- September 8, 2016
- Posted by: eb5-economist
- Category: About the EB-5 Program, Business plans, EB-5 Economics, EB-5 Job Creation
History and Overview of the EB-5 Visa Program
The EB-5 visa for Immigrant Investors is a United States visa through which foreign nationals may begin the path towards U.S. citizenship. Created by the Immigration Act of 1990, the program is intended to stimulate the U.S. economy by promoting job creation and capital investment. Visa candidates require a minimum investment of $500,000 in a Targeted Employment, or $1 million elsewhere.
Since the inception of the program, the number of EB-5 applicants has grown exponentially. In the 2008 fiscal year, there were 1,360 applicants; this number rose to more than 10,000 in FY 2014. More than half of the program’s 44,400 visas have been issued in the last three years alone. EB-5 visas are responsible for an estimated $4.2 billion in investments and have helped create more than 77,150. These numbers have been calculated despite the lack of data released by government and private agencies.
Projected Economic Impact Requirements and Matter of Ho Business Plans
Because economic stimulation is the most crucial element in being granted an EB-5 visa, applications must be clear on the projected impact of their business, particularly in Regional Center applications. The application should reflect concrete figures, such as an estimate of the number of jobs created. More importantly, the application needs to convey an understanding of how businesses intend to realize these figures. This is done through the business plan element of the application.
The Matter of Ho business plan is essentially the application overview. It is a document in which the steps to achieving application figures are laid out. Applications need to be able to make concrete and detailed statements about how they intend to achieve goals; simply stating that they intend to “create jobs” is not specific enough. As jobs are required to be sustained for 5 years, United States Citizens and Immigration Services (USCIS) needs to feel confident that an application’s goals are attainable.
Even after approval, the USCIS reserves the right to terminate visas if businesses fail to meet program requirements. Under regulation 8 CFR §204.6(m)(6), visas may be terminated if: (1) they fail to submit Form I-924A, which demonstrates eligibility on an annual or cumulative basis and/or as otherwise requested by the USCIS; (2) they fail to promote economic growth per their application or as otherwise required; (3) applicants and/or businesses engage in fraudulent activity.
Application Assessment by USCIS
The USCIS examines several factors when making decisions about applications. In order to assess economic growth, they may look at how active a Regional Center has been in hiring or investor recruitment. They want to know that a center is creating jobs instead of preserving ones that already exist.
It is therefore important that the Matter of Ho business plan lays out reasonable goals.
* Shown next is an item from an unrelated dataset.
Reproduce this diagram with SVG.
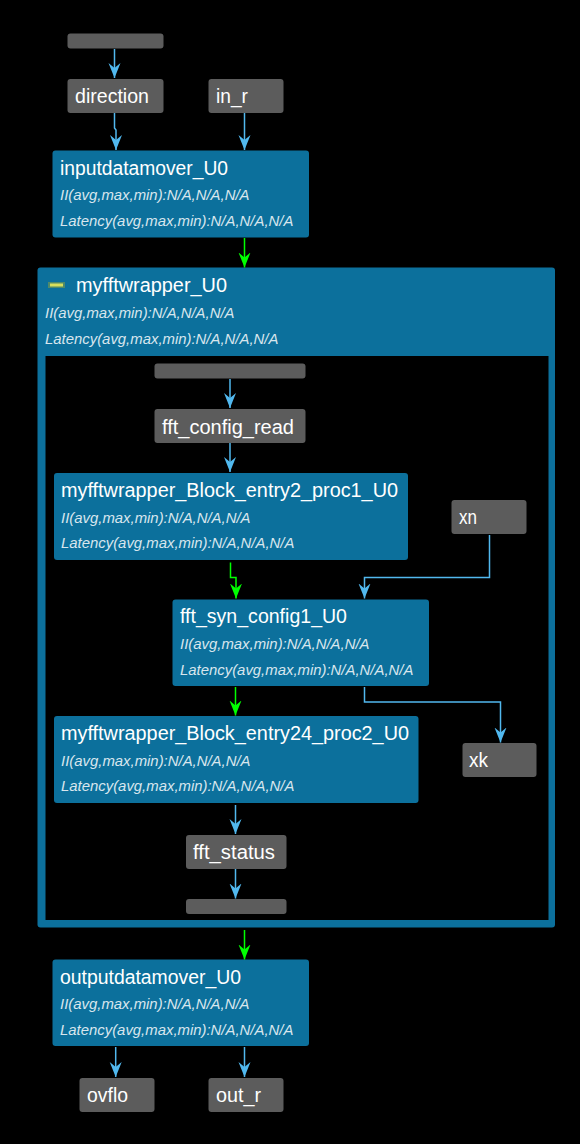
<svg xmlns="http://www.w3.org/2000/svg" width="580" height="1144" viewBox="0 0 580 1144">
<style>
text{font-family:"Liberation Sans",Arial,sans-serif;fill:#fff}
.t{font-size:19.5px}
.s{font-size:14.9px;font-style:italic;fill:#d8e6ee}
.g rect{fill:#5c5c5c;stroke:none}
.m>rect{fill:#0c709c;stroke:none}
.c path{fill:none;stroke-width:1.5}
.b{stroke:#51b8ee}
.l{stroke:#00ff00}
</style>
<defs>
<marker id="ab" markerUnits="userSpaceOnUse" markerWidth="16" markerHeight="14" refX="15" refY="7" orient="auto" viewBox="0 0 16 14"><path d="M15 7L0 1L5 7L0 13Z" style="fill:#51b8ee;stroke:none"/></marker>
<marker id="al" markerUnits="userSpaceOnUse" markerWidth="16" markerHeight="14" refX="15" refY="7" orient="auto" viewBox="0 0 16 14"><path d="M15 7L0 1L5 7L0 13Z" style="fill:#00ff00;stroke:none"/></marker>
</defs>
<rect width="580" height="1144" fill="#000"/>
<g id="n_top" class="g"><rect x="67.500" y="33.500" width="96" height="15" rx="3"/></g>
<g id="n_direction" class="g"><rect x="67.500" y="79" width="96" height="34" rx="3"/><text class="t" x="75" y="103" textLength="74" lengthAdjust="spacingAndGlyphs">direction</text></g>
<g id="n_in_r" class="g"><rect x="208.500" y="79" width="75" height="34" rx="3"/><text class="t" x="216" y="103" textLength="32" lengthAdjust="spacingAndGlyphs">in_r</text></g>
<g id="n_inputdatamover" class="m"><rect x="52.500" y="150.500" width="256.500" height="87" rx="3"/><text class="t" x="60" y="175" textLength="168" lengthAdjust="spacingAndGlyphs">inputdatamover_U0</text><text class="s" x="60" y="199.500">II(avg,max,min):N/A,N/A,N/A</text><text class="s" x="60" y="226">Latency(avg,max,min):N/A,N/A,N/A</text></g>
<g id="n_myfftwrapper" class="m"><rect x="37.500" y="267.500" width="517.500" height="660" rx="3"/><rect x="45.500" y="356" width="503" height="564" style="fill:#000;stroke:none"/><rect x="48" y="282" width="17" height="6" style="fill:#4f8a6a;stroke:none"/><rect x="50" y="283.500" width="13" height="3" style="fill:#d8e05c;stroke:none"/><text class="t" x="76" y="292" textLength="151" lengthAdjust="spacingAndGlyphs">myfftwrapper_U0</text><text class="s" x="45" y="317.500">II(avg,max,min):N/A,N/A,N/A</text><text class="s" x="45" y="343.500">Latency(avg,max,min):N/A,N/A,N/A</text></g>
<g id="n_inner_top" class="g"><rect x="154.500" y="363.500" width="151" height="15" rx="3"/></g>
<g id="n_fft_config_read" class="g"><rect x="154.500" y="409" width="151" height="34" rx="3"/><text class="t" x="162" y="434" textLength="132" lengthAdjust="spacingAndGlyphs">fft_config_read</text></g>
<g id="n_proc1" class="m"><rect x="54" y="473" width="354" height="87" rx="3"/><text class="t" x="61" y="497" textLength="337" lengthAdjust="spacingAndGlyphs">myfftwrapper_Block_entry2_proc1_U0</text><text class="s" x="61" y="523">II(avg,max,min):N/A,N/A,N/A</text><text class="s" x="61" y="548">Latency(avg,max,min):N/A,N/A,N/A</text></g>
<g id="n_xn" class="g"><rect x="451.500" y="500" width="75" height="34" rx="3"/><text class="t" x="459" y="524" textLength="18" lengthAdjust="spacingAndGlyphs">xn</text></g>
<g id="n_fft_syn_config1" class="m"><rect x="172.500" y="599.500" width="256.500" height="86.500" rx="3"/><text class="t" x="180" y="623" textLength="167" lengthAdjust="spacingAndGlyphs">fft_syn_config1_U0</text><text class="s" x="180" y="649">II(avg,max,min):N/A,N/A,N/A</text><text class="s" x="180" y="674.500">Latency(avg,max,min):N/A,N/A,N/A</text></g>
<g id="n_proc2" class="m"><rect x="54" y="716" width="364.500" height="87" rx="3"/><text class="t" x="61" y="740" textLength="348" lengthAdjust="spacingAndGlyphs">myfftwrapper_Block_entry24_proc2_U0</text><text class="s" x="61" y="766">II(avg,max,min):N/A,N/A,N/A</text><text class="s" x="61" y="791">Latency(avg,max,min):N/A,N/A,N/A</text></g>
<g id="n_xk" class="g"><rect x="462.500" y="743" width="74" height="34" rx="3"/><text class="t" x="469" y="767" textLength="19" lengthAdjust="spacingAndGlyphs">xk</text></g>
<g id="n_fft_status" class="g"><rect x="186" y="835" width="100.500" height="34" rx="3"/><text class="t" x="193" y="859" textLength="82" lengthAdjust="spacingAndGlyphs">fft_status</text></g>
<g id="n_inner_bottom" class="g"><rect x="186" y="899" width="100.500" height="15" rx="3"/></g>
<g id="n_outputdatamover" class="m"><rect x="52.500" y="959.500" width="256.500" height="86.500" rx="3"/><text class="t" x="60" y="984" textLength="181" lengthAdjust="spacingAndGlyphs">outputdatamover_U0</text><text class="s" x="60" y="1009">II(avg,max,min):N/A,N/A,N/A</text><text class="s" x="60" y="1035">Latency(avg,max,min):N/A,N/A,N/A</text></g>
<g id="n_ovflo" class="g"><rect x="79.500" y="1078" width="75" height="34" rx="3"/><text class="t" x="87" y="1102" textLength="41" lengthAdjust="spacingAndGlyphs">ovflo</text></g>
<g id="n_out_r" class="g"><rect x="208.500" y="1078" width="75" height="34" rx="3"/><text class="t" x="216" y="1102" textLength="45" lengthAdjust="spacingAndGlyphs">out_r</text></g>
<g id="connectors" class="c">
<path class="b" marker-end="url(#ab)" d="M114.500 49V78"/>
<path class="b" marker-end="url(#ab)" d="M114.500 113V128L116 130V150"/>
<path class="b" marker-end="url(#ab)" d="M244.500 113V150"/>
<path class="l" marker-end="url(#al)" d="M244.500 238V267.500"/>
<path class="b" marker-end="url(#ab)" d="M230 379V408"/>
<path class="b" marker-end="url(#ab)" d="M230 443V472"/>
<path class="l" marker-end="url(#al)" d="M230.500 562.500V577.500H236V598.500"/>
<path class="b" marker-end="url(#ab)" d="M489.500 535V577.500H364.500V598.500"/>
<path class="l" marker-end="url(#al)" d="M235.500 687V715.500"/>
<path class="b" marker-end="url(#ab)" d="M364.500 687V702H500.500V742.500"/>
<path class="b" marker-end="url(#ab)" d="M235.500 805V834"/>
<path class="b" marker-end="url(#ab)" d="M235.500 869V898.500"/>
<path class="l" marker-end="url(#al)" d="M244.500 930V959.500"/>
<path class="b" marker-end="url(#ab)" d="M115.700 1047V1077"/>
<path class="b" marker-end="url(#ab)" d="M244.500 1047V1077"/>
</g>
</svg>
Though applicants may be tempted to impress the USCIS with ambitious goals, it is more important to set achievable ones. Projecting unrealistic figures, such as embellishing job creation, could put applicants at risk of termination when these goals are not met. Consulting with professionals may help ensure that applicants are setting reasonable goals for themselves, which could improve both chances of approval and future adherence to requirements.